Und das gebe ich dir ins Wochenende mit:

  • Literatur: Der im Kosovo geborenen Berner Schriftstellerin Meral Kureyshi gelang 2015 mit ihrem Debüt «Elefanten im Garten» ein grosser Wurf. Nun erscheint nach fünfjähriger Arbeit ihr dritter Roman «Im Meer waren wir nie». Meine Kollegin Yolanda Buerdel hat Kureyshi in ihrem Atelier im Progr getroffen. Lies hier ihr feines Porträt.

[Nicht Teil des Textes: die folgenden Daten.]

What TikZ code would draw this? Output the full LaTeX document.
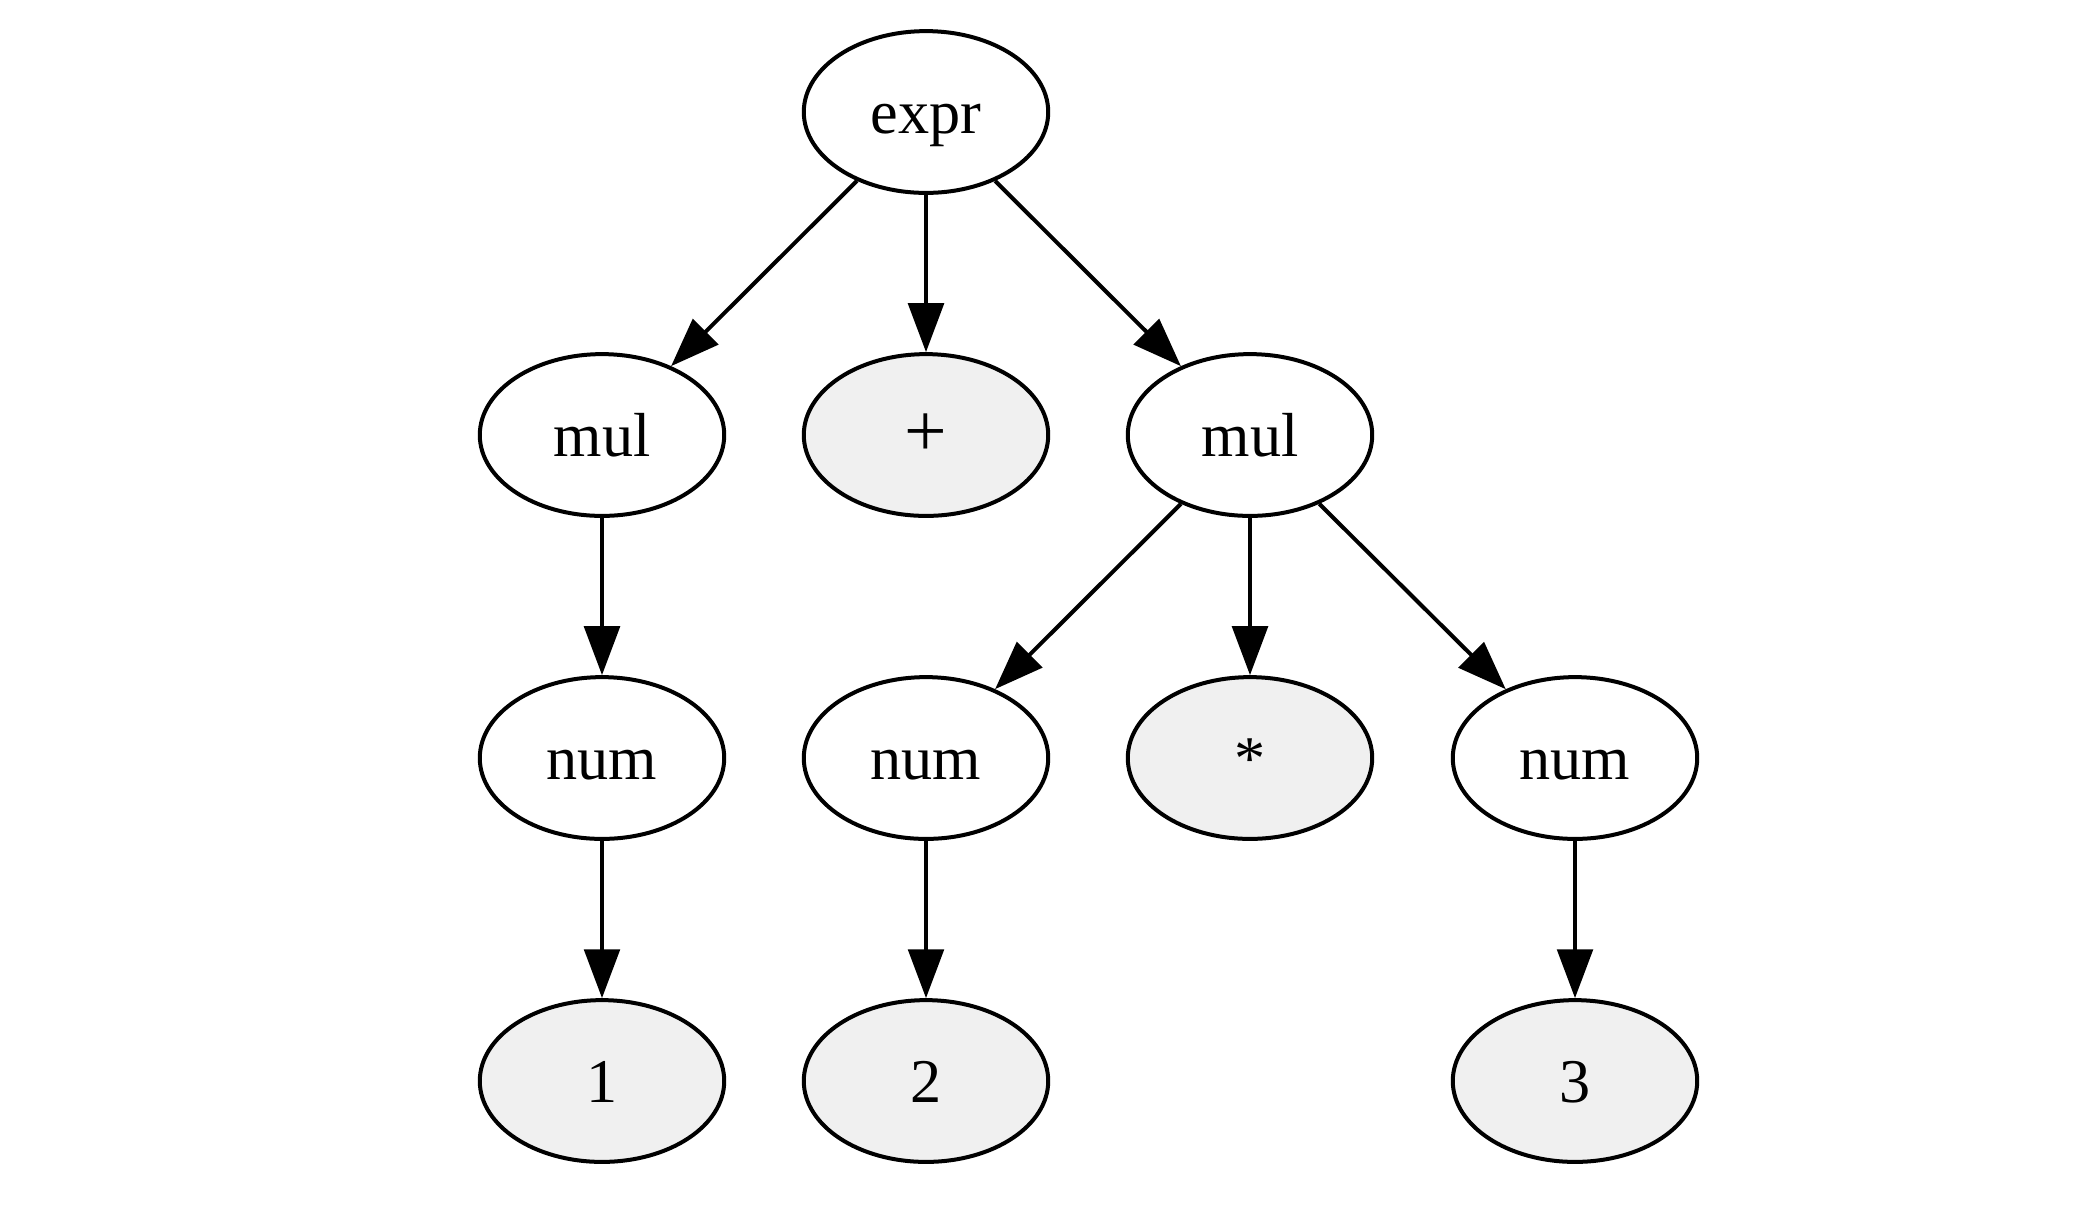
\documentclass[tikz,border=0pt]{standalone}
\usepackage{fontspec}
\setmainfont{Liberation Serif}
\usetikzlibrary{arrows.meta,shapes.geometric}
\definecolor{leafgray}{HTML}{F0F0F0}
\begin{document}
\begin{tikzpicture}[x=0.225pt,y=-0.225pt,
  tnode/.style={ellipse, draw=black, line width=0.9pt, minimum width=55pt, minimum height=36.4pt, inner sep=0pt, text height=9.6pt, text depth=0pt, font=\fontsize{14}{16}\selectfont, fill=white},
  leaf/.style={tnode, fill=leafgray},
  edge/.style={draw=black, line width=0.9pt, -{Triangle[length=11pt,width=8pt]}}]
\useasboundingbox (0,0) rectangle (2084,1214);
\node[tnode] (expr) at (926,112) {expr};
\node[tnode] (mulL) at (602,435) {mul};
\node[leaf]  (plus) at (926,435) {\fontsize{17}{17}\selectfont +};
\node[tnode] (mulR) at (1250,435) {mul};
\node[tnode] (numA) at (602,758) {num};
\node[tnode] (numB) at (926,758) {num};
\node[leaf]  (star) at (1250,758) {*};
\node[tnode] (numC) at (1575,758) {num};
\node[leaf]  (one) at (602,1081) {1};
\node[leaf]  (two) at (926,1081) {2};
\node[leaf]  (three) at (1575,1081) {3};
\draw[edge] (expr) -- (mulL);
\draw[edge] (expr) -- (plus);
\draw[edge] (expr) -- (mulR);
\draw[edge] (mulL) -- (numA);
\draw[edge] (mulR) -- (numB);
\draw[edge] (mulR) -- (star);
\draw[edge] (mulR) -- (numC);
\draw[edge] (numA) -- (one);
\draw[edge] (numB) -- (two);
\draw[edge] (numC) -- (three);
\end{tikzpicture}
\end{document}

  • Stadtpolitik: Die Stadt Bern vergünstigt das Wählen und Abstimmen, indem sie das Porto für die briefliche Stimmabgabe wieder übernimmt. Das hat das Stadtparlament am Donnerstag beschlossen. Durch welche Traktanden sich die Stadträt*innen sonst noch kämpften, fasst mein Kollege Joël Widmer für dich knapp und kompetent im Stadtrat-Brief zusammen.
  • Wohnen: Der geplante Bau des Vorzeigequartiers Viererfeld erhält die nächste Verspätungsmeldung: Wie der Gemeinderat mitteilt, ist der Baustart nun für 2030 vorgesehen, die ersten Häuser würden so frühestens 2032 bezugsbereit. Wichtigster Grund für die Verzögerung: die hochambitionierte, klimaresiliente Quartierentwicklung, für die teilweise völlig neue Lösungen gefunden werden müssen.
  • IT-Debakel: Die Stadt Bern hat sich mit der Einführung der Fallführungssoftware Citysoftnet im Sozialamt und im Amt für Erwachsenen- und Kindesschutz in teure Probleme hineinmanövriert. Doch Citysoftnet ist ein Gemeinschaftswerk der Städte Bern, Zürich und Basel. Nach Bern führt nun auch Zürich die neue Software ein. Technisch laufe das System, schreibt die Stadt Zürich in einer Mitteilung. Aber die Arbeitsbelastung sei für die Mitarbeitenden «sehr hoch». Ziel sei «eine möglichst schnelle Rückkehr in den normalen Arbeitsalltag». Heisst im Klartext: Der mit dem IT-Systemwechsel verbundene Druck auf das Personal wurde trotz der Erfahrung in Bern auch in Zürich unterschätzt.
  • Inselspital: Die Insel-Gruppe schreibt 2024 einen Verlust, aber das Rot der Zahlen ist etwas heller geworden. Insgesamt 51 Millionen beträgt das Defizit – deutlich weniger als im Vorjahr. Das sei ein Zeichen, dass die eingeleiteten Massnahmen greifen, teilt Verwaltungsratspräsident Bernhard Pulver mit. Zu den Massnahmen gehört ein Stellenabbau mit Entlassungen, der zurzeit läuft. Mit schwarzen Zahlen rechne die Insel-Spitze jedoch frühestens 2026.
  • Kongo: Die Community der Exil-Kongolesen ruft für heute Samstag zu einer Friedensdemo (ab 14 Uhr) vor dem Bundeshaus gegen den brutalen, aber vergessenen Krieg in ihrem Land auf. 

PS: Die Berner Malerin Silvia Gertsch, Tochter des verstorbenen Malers Franz Gertsch, gehört zu den wichtigen Gegenwartskünstlerinnen. Sie lebt und arbeitet in Rüschegg, ihre bevorzugte Technik ist die Hinterglasmalerei, die keine Fehler erlaubt. Aktuell stellt Silvia Gertsch ihr Schaffen in der Galerie Bischoff im Progr aus (bis 22. Februar). Wenn du ihre faszinierenden Arbeiten sehen willst, hast du noch eine Woche Zeit.